Top 10 Blog-Trigrams
Feature	Blogs
one_of_the	722
as_well_as	339
out_of_the	317
some_of_the	315
the_end_of	314
be_able_to	313
going_to_be	263
the_fact_that	258
part_of_the	248
one_of_my	240

Top 10 News-Trigrams
Feature	News
one_of_the	54
as_well_as	29
some_of_the	27
going_to_be	26
in_the_first	26
of_the_year	24
according_to_the	23
the_end_of	20
the_first_time	18
be_able_to	18

Top 10 Twitter-Trigrams
Feature	Twitter
thanks_for_the	1162
thank_you_for	427
looking_forward_to	426
can't_wait_to	403
going_to_be	384
for_the_follow	355
one_of_the	296
to_see_you	267
i'm_going_to	261
is_going_to	261

Results

The exploratory analysis of the three data sets (Blogs, News, and Twitter) revealed certain differences but also similarities of the data. The “Blogs”-data set contains the longest documents with the most words while the “Twitter”-data set contains the shortest documents.
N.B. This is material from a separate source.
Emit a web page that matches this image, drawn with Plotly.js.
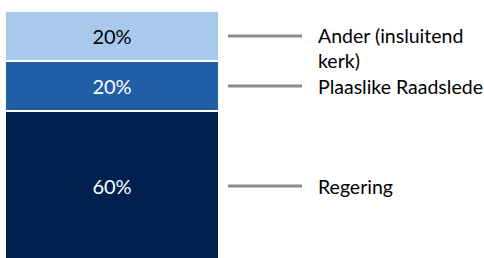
<!DOCTYPE html>
<html>
<head>
<meta charset="utf-8">
<script src="https://cdn.plot.ly/plotly-3.0.1.min.js"></script>
<style>html,body{margin:0;padding:0;background:#fff;}#chart{width:484px;height:258px;}</style>
</head>
<body>
<div id="chart"></div>
<script>
const categories = ["Regering", "Plaaslike Raadslede", "Ander (insluitend<br>kerk)"];
const values = [60, 20, 20];
const colors = ["#00204f", "#215ea8", "#a8c8ec"];
const textColors = ["#ffffff", "#ffffff", "#000000"];

const FONT = "Lato, 'Open Sans', sans-serif";

const traces = categories.map((c, i) => ({
  type: "bar",
  x: [0],
  y: [values[i]],
  name: c,
  width: 1,
  marker: {color: colors[i], line: {color: "#ffffff", width: 1.5}},
  text: [values[i] + "%"],
  textposition: "inside",
  insidetextanchor: "middle",
  textfont: {family: FONT, size: 20, color: textColors[i]},
  hoverinfo: "skip"
}));

// midpoints of each segment for leader lines
const mids = [];
let cum = 0;
values.forEach(v => { mids.push(cum + v / 2); cum += v; });

const shapes = mids.map((m, i) => ({
  type: "line", xref: "paper", yref: "y",
  x0: 1.042, x1: 1.388, y0: m, y1: m,
  line: {color: "#8c8c8c", width: 3}
}));

const annotations = categories.map((c, i) => ({
  xref: "paper", yref: "y", x: 1.452, y: mids[i],
  text: c, showarrow: false, xanchor: "left",
  yanchor: i === 2 ? "top" : "middle",
  yshift: i === 2 ? 14 : 0,
  align: "left",
  font: {family: FONT, size: 19.5, color: "#000000"}
}));

const layout = {
  width: 484, height: 258,
  margin: {l: 5, r: 265, t: 11, b: 0},
  barmode: "stack",
  showlegend: false,
  paper_bgcolor: "#ffffff",
  plot_bgcolor: "#ffffff",
  xaxis: {visible: false, range: [-0.5, 0.5], fixedrange: true},
  yaxis: {visible: false, range: [1.2, 100], fixedrange: true},
  shapes: shapes,
  annotations: annotations
};

Plotly.newPlot("chart", traces, layout, {displayModeBar: false, staticPlot: true});
</script>
</body>
</html>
The most frequent words are very similar in all three data sets. The same is true for bi-grams and tri-grams as regards the “Blogs”- and “News”-data sets. However, the “Twitter”-data set seems to be slightly different and contains mainly common phrases in the top 3. The least frequent words also differ between the data sets and thereby seem to contribute discriminating information about the language used in the three data sources.

Outlook and further steps

On a basis of these results, it seems to be worth considering all three data sets for further (predictive) analyses, as they contribute unique information about the English language. Therefore, for the definition of first prediction models, all three data sets will be joined. However, the result will be a large data base why it will be very important to minimize both the size and runtime of the model in order to provide a reasonable experience to the later user.